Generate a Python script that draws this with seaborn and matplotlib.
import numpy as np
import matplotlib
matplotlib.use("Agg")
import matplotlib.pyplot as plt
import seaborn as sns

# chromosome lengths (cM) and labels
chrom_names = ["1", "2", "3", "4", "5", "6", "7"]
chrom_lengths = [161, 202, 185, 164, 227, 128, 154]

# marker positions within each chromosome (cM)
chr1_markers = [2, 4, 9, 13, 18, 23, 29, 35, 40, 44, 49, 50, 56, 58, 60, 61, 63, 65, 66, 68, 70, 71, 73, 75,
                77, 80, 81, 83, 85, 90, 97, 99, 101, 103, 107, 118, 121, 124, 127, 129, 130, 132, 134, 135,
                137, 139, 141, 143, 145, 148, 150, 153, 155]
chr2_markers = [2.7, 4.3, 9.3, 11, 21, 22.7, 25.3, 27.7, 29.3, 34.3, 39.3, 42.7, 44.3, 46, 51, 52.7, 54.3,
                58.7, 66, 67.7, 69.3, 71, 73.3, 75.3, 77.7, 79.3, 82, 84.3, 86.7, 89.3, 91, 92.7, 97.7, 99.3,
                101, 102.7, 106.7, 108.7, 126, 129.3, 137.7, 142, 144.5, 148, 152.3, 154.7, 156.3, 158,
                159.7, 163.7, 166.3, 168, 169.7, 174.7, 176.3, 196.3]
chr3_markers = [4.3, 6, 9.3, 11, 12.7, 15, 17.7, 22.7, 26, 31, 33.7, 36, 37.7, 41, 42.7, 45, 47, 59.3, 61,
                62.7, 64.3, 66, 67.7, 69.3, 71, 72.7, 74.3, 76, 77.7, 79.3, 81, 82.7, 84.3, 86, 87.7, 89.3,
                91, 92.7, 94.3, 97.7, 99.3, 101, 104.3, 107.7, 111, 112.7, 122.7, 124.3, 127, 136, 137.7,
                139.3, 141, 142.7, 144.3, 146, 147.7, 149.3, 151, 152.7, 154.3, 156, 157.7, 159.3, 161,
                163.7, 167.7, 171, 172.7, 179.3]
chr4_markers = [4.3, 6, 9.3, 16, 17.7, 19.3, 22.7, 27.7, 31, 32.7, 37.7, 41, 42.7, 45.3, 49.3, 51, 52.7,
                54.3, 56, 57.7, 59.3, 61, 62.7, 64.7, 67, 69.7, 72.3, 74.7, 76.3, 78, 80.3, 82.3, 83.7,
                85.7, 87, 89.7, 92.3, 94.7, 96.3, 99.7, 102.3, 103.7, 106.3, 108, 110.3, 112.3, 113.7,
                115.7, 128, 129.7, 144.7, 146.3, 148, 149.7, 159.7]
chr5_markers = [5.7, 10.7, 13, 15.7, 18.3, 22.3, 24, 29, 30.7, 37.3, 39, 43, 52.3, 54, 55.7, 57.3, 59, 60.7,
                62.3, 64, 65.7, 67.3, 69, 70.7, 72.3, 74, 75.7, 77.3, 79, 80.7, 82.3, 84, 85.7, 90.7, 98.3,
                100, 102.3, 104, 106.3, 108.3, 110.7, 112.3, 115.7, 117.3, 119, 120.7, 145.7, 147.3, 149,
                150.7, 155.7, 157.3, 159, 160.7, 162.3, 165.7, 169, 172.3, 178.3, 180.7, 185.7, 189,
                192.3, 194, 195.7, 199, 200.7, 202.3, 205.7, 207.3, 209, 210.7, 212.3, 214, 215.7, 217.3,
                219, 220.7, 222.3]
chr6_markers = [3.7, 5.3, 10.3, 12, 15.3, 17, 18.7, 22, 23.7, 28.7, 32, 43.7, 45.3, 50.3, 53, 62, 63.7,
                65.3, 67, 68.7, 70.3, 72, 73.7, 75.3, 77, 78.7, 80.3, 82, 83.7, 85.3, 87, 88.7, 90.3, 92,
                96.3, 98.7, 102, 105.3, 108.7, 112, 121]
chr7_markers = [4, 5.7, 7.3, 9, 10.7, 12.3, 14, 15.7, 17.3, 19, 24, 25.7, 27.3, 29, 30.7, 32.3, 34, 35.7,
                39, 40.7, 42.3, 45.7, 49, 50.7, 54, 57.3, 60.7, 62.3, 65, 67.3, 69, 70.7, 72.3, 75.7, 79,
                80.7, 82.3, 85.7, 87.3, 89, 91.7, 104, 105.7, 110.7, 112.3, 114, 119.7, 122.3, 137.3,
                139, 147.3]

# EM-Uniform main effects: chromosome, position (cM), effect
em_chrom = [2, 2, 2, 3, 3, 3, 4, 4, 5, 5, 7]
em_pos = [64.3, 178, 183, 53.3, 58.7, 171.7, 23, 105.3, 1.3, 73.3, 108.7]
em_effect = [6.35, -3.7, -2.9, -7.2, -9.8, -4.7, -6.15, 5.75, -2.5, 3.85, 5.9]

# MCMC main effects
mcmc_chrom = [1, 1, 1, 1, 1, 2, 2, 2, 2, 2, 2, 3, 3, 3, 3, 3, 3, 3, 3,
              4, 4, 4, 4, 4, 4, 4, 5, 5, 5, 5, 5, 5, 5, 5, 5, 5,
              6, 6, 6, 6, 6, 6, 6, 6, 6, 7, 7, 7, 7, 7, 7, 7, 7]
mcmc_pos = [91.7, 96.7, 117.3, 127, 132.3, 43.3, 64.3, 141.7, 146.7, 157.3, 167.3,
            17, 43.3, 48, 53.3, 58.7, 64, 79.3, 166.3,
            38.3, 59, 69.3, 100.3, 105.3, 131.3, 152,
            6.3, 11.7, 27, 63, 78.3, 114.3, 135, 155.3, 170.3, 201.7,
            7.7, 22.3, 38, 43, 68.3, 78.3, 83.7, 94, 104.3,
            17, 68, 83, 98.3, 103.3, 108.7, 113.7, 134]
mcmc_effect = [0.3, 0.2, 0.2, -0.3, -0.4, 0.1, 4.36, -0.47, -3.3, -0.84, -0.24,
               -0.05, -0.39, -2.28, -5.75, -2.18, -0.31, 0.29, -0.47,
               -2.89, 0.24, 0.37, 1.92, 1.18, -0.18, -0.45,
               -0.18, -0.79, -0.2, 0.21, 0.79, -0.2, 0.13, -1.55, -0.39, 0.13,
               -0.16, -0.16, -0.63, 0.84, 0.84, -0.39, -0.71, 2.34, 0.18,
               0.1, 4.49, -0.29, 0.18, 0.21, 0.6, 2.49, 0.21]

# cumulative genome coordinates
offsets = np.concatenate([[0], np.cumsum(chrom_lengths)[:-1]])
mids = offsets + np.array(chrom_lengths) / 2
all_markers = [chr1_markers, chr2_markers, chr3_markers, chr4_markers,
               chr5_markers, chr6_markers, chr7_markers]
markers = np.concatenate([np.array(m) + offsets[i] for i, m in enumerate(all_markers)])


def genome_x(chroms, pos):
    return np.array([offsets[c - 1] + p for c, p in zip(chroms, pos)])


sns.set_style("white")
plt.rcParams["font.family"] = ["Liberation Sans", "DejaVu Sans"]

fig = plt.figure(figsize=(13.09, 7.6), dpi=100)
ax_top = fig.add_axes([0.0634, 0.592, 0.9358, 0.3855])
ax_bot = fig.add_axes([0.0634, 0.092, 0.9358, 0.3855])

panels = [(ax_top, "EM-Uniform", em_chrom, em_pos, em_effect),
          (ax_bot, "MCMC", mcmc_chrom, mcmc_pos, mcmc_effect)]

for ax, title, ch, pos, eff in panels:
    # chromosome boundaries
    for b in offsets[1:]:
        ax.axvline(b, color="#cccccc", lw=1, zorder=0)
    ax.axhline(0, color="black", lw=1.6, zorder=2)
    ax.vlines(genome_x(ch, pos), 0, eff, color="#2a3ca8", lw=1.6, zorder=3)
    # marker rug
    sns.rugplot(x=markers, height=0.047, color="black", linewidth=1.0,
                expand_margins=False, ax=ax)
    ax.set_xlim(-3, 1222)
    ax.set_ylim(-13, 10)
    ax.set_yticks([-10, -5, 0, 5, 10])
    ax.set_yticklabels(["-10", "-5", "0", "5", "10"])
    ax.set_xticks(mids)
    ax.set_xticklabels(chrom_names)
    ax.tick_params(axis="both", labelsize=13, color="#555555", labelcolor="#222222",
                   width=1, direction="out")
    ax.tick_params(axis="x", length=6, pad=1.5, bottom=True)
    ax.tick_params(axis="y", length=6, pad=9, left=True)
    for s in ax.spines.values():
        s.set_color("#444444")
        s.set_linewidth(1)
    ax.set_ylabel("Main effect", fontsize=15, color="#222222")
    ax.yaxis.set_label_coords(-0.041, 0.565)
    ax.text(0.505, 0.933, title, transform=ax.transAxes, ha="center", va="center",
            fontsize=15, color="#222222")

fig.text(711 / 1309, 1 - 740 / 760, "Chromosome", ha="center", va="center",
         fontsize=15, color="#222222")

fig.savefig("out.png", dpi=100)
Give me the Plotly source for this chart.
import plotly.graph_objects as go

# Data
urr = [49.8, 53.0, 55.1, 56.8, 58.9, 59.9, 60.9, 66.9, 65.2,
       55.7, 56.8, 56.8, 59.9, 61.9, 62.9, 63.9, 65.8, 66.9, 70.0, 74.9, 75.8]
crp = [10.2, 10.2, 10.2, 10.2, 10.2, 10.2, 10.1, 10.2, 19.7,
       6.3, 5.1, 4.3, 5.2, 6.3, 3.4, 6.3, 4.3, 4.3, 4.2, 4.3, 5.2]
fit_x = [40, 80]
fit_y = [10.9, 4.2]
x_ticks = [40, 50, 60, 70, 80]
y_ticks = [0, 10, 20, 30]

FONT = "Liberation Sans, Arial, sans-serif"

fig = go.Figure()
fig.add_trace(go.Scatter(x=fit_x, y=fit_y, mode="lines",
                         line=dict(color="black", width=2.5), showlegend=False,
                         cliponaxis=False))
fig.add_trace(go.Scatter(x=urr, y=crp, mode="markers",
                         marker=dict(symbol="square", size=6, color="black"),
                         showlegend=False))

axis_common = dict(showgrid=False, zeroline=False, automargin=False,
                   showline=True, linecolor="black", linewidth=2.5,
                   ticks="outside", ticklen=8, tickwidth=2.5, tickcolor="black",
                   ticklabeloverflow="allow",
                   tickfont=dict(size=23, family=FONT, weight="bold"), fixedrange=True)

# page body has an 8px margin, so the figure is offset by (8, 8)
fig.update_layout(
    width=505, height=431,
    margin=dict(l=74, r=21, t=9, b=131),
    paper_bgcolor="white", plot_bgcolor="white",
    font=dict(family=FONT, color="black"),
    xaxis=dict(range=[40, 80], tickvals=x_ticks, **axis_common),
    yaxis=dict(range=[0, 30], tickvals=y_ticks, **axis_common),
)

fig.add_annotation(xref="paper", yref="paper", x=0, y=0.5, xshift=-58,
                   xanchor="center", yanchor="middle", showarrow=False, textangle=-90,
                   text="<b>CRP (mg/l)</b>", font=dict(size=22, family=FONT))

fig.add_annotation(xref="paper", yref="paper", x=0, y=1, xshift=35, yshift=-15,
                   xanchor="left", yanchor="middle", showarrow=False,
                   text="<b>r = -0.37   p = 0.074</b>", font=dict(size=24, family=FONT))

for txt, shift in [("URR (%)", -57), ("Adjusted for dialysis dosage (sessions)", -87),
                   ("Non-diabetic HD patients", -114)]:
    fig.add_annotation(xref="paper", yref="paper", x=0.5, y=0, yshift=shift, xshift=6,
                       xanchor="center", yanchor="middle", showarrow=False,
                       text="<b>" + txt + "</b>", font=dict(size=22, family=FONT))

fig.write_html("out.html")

- What you should do
Print, please, the lines from the first line of the material through the line that contains "chrom_lengths = [161, 202, 185, 164, 227, 128, 154]", exactly as written and with nothing added.

- Response to the task
Generate a Python script that draws this with seaborn and matplotlib.
import numpy as np
import matplotlib
matplotlib.use("Agg")
import matplotlib.pyplot as plt
import seaborn as sns

# chromosome lengths (cM) and labels
chrom_names = ["1", "2", "3", "4", "5", "6", "7"]
chrom_lengths = [161, 202, 185, 164, 227, 128, 154]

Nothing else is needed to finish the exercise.